§ Stated task: Reproduce each line of the material exactly, minus any picture.

§ Supplied information:
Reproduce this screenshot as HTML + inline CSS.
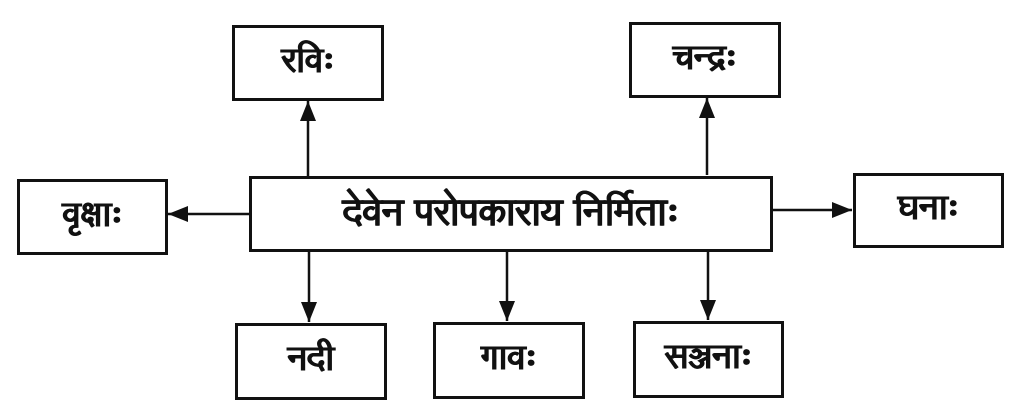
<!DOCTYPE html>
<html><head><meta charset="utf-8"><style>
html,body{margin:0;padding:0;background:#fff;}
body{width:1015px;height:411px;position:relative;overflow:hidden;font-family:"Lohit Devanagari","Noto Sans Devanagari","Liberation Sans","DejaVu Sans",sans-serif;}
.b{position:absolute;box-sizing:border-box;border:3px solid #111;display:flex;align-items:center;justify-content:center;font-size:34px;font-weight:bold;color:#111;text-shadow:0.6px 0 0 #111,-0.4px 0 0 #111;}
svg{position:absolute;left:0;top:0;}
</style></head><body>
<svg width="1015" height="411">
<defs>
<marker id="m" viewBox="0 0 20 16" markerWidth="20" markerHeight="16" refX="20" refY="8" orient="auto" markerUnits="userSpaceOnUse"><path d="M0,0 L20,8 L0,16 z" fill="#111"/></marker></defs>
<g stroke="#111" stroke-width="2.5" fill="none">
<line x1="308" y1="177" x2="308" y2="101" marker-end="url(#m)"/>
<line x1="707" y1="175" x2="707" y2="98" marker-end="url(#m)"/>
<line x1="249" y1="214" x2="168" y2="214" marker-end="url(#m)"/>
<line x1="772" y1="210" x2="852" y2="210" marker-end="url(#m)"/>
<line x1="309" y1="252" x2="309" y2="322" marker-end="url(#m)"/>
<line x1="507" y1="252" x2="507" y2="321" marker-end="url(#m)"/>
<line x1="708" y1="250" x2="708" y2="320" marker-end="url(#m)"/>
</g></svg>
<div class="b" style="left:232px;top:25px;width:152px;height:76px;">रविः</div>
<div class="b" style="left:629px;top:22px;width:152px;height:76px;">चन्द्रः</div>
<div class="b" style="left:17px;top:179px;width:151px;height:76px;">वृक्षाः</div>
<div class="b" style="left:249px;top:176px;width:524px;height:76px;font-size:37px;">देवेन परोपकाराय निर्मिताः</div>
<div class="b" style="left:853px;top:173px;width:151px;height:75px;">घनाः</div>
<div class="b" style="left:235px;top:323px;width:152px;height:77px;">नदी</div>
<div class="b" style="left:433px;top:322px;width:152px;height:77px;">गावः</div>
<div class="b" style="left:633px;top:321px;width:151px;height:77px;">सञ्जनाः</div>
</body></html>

§ Final result:
Reproduce this screenshot as HTML + inline CSS.
<!DOCTYPE html>
<html><head><meta charset="utf-8"><style>
html,body{margin:0;padding:0;background:#fff;}
body{width:1015px;height:411px;position:relative;overflow:hidden;font-family:"Lohit Devanagari","Noto Sans Devanagari","Liberation Sans","DejaVu Sans",sans-serif;}
.b{position:absolute;box-sizing:border-box;border:3px solid #111;display:flex;align-items:center;justify-content:center;font-size:34px;font-weight:bold;color:#111;text-shadow:0.6px 0 0 #111,-0.4px 0 0 #111;}
svg{position:absolute;left:0;top:0;}
</style></head><body>
<svg width="1015" height="411">
<defs>
<marker id="m" viewBox="0 0 20 16" markerWidth="20" markerHeight="16" refX="20" refY="8" orient="auto" markerUnits="userSpaceOnUse"><path d="M0,0 L20,8 L0,16 z" fill="#111"/></marker></defs>
<g stroke="#111" stroke-width="2.5" fill="none">
<line x1="308" y1="177" x2="308" y2="101" marker-end="url(#m)"/>
<line x1="707" y1="175" x2="707" y2="98" marker-end="url(#m)"/>
<line x1="249" y1="214" x2="168" y2="214" marker-end="url(#m)"/>
<line x1="772" y1="210" x2="852" y2="210" marker-end="url(#m)"/>
<line x1="309" y1="252" x2="309" y2="322" marker-end="url(#m)"/>
<line x1="507" y1="252" x2="507" y2="321" marker-end="url(#m)"/>
<line x1="708" y1="250" x2="708" y2="320" marker-end="url(#m)"/>
</g></svg>
<div class="b" style="left:232px;top:25px;width:152px;height:76px;">रविः</div>
<div class="b" style="left:629px;top:22px;width:152px;height:76px;">चन्द्रः</div>
<div class="b" style="left:17px;top:179px;width:151px;height:76px;">वृक्षाः</div>
<div class="b" style="left:249px;top:176px;width:524px;height:76px;font-size:37px;">देवेन परोपकाराय निर्मिताः</div>
<div class="b" style="left:853px;top:173px;width:151px;height:75px;">घनाः</div>
<div class="b" style="left:235px;top:323px;width:152px;height:77px;">नदी</div>
<div class="b" style="left:433px;top:322px;width:152px;height:77px;">गावः</div>
<div class="b" style="left:633px;top:321px;width:151px;height:77px;">सञ्जनाः</div>
</body></html>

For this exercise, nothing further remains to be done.